# Move to Chapala from Catemaco



## sunnyvmx (Mar 14, 2010)

As many of you know, I made the move. Robt65 was a lifesaver. He left his home in San Juan del Rio and drove to Catemaco, south of Veracruz with his 16' cargo trailer. The hitch and trailer had everything necessary to secure the load and handle the trip. Robert drove like an expert. My birds rode in a box on the backseat of the SUV and never had one panic flight. Our first day was way too long and we couldn't find a hotel until we arrived in Puebla at 9:30pm. A friend suggested a No Tell Motel. Robert thought it would have secure parking, but I thought getting inside to park would be impossible. 

As we stopped at a Pemex, I walked next door to check out the hotel and found it was a No Tell Hotel with the typical curving entrance. Inside there was enough space for us to park in the center. With me watching all four corners and the top of the trailer, Robert got the rig in and parked. There was an easy exit in the rear.

Now if the rig wasn't surprising enough...we asked for two rooms and eight hours. The look on the gal's face told it all. The place was beautiful and spotless, we rested and got an early start. 

Robert had purchased 5 kilos of shrimp and 3 kilos of red snapper in Catemaco. We iced it down in a large ice chest and couldn't understand why we were beginning to have a fishy smell in the car. Well the drain cap was missing so the fishy ice water was leaking out into the carpet. By the third day it was pretty ripe. Poor Robert had to drive all the way home with that awful smell, but he has reported that his family is ecstatic with the seafood.

I am settled in Chapala and looking forward to the start of another chapter in my life.


----------



## mickisue1 (Mar 10, 2012)

Enjoy the next adventure of your life, SunnyV.

You have had several already, it seems, and why not a few more?


----------



## Hound Dog (Jan 18, 2009)

_


sunnyvmx said:



As many of you know, I made the move.
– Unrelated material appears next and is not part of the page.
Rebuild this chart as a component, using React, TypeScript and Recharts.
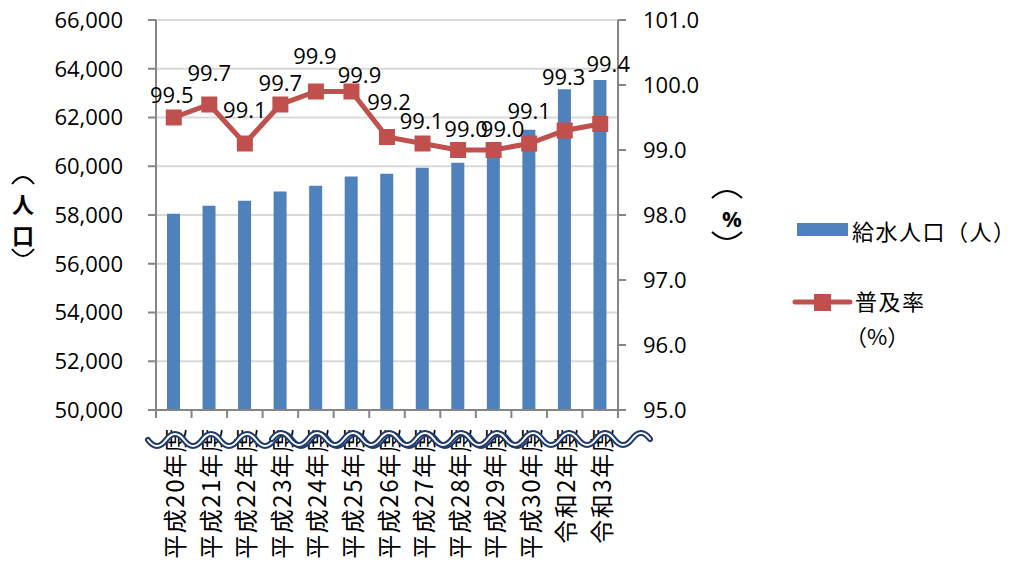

Robt65 was a lifesaver. He left his home in San Juan del Rio and drove to Catemaco, south of Veracruz with his 16' cargo trailer. The hitch and trailer had everything necessary to secure the load and handle the trip. Robert drove like an expert. My birds rode in a box on the backseat of the SUV and never had one panic flight. Our first day was way too long and we couldn't find a hotel until we arrived in Puebla at 9:30pm. A friend suggested a No Tell Motel. Robert thought it would have secure parking, but I thought getting inside to park would be impossible. 
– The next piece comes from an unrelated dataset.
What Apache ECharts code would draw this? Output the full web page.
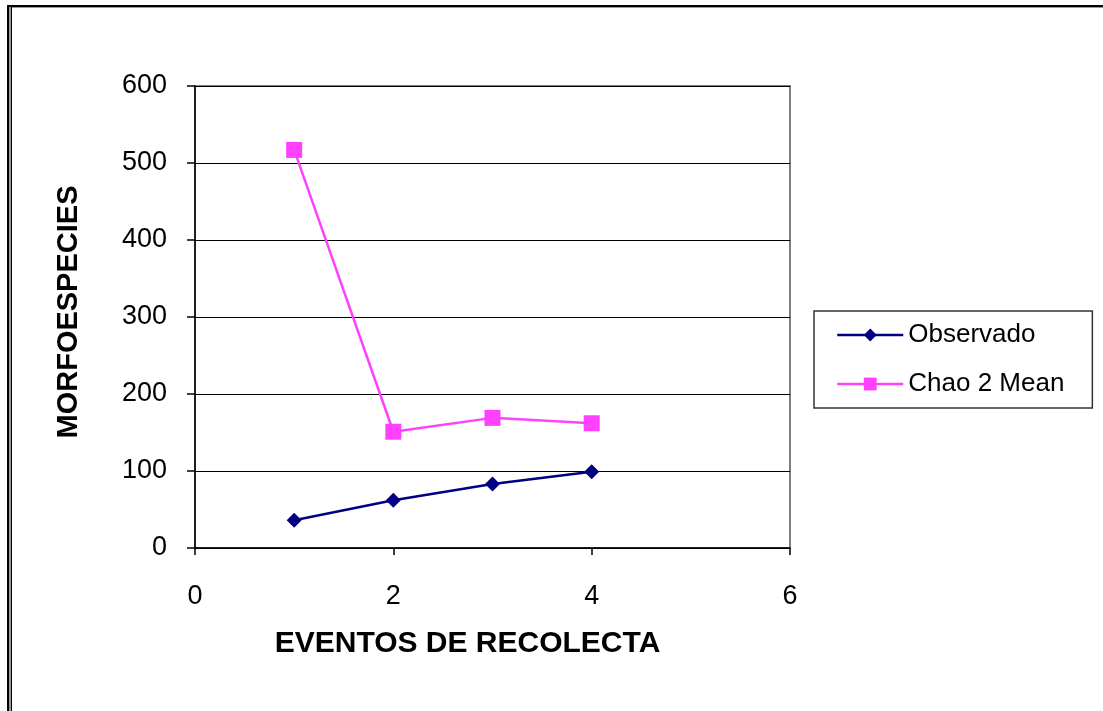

As we stopped at a Pemex, I walked next door to check out the hotel and found it was a No Tell Hotel with the typical curving entrance. Inside there was enough space for us to park in the center. With me watching all four corners and the top of the trailer, Robert got the rig in and parked. There was an easy exit in the rear.

Now if the rig wasn't surprising enough...we asked for two rooms and eight hours. The look on the gal's face told it all. The place was beautiful and spotless, we rested and got an early start. 

Robert had purchased 5 kilos of shrimp and 3 kilos of red snapper in Catemaco. We iced it down in a large ice chest and couldn't understand why we were beginning to have a fishy smell in the car. Well the drain cap was missing so the fishy ice water was leaking out into the carpet. By the third day it was pretty ripe. Poor Robert had to drive all the way home with that awful smell, but he has reported that his family is ecstatic with the seafood.

I am settled in Chapala and looking forward to the start of another chapter in my life.

Click to expand...

_OK, Chapala and Catemaco are both pleasant towns, more or less, but why would one move from one to the other. From nowhere to noplace. An odd move if there ever was one. Wherever you end up you still have yourself as company


----------



## sunnyvmx (Mar 14, 2010)

Sometimes there are some posts and some posters that don't deserve a reply.


----------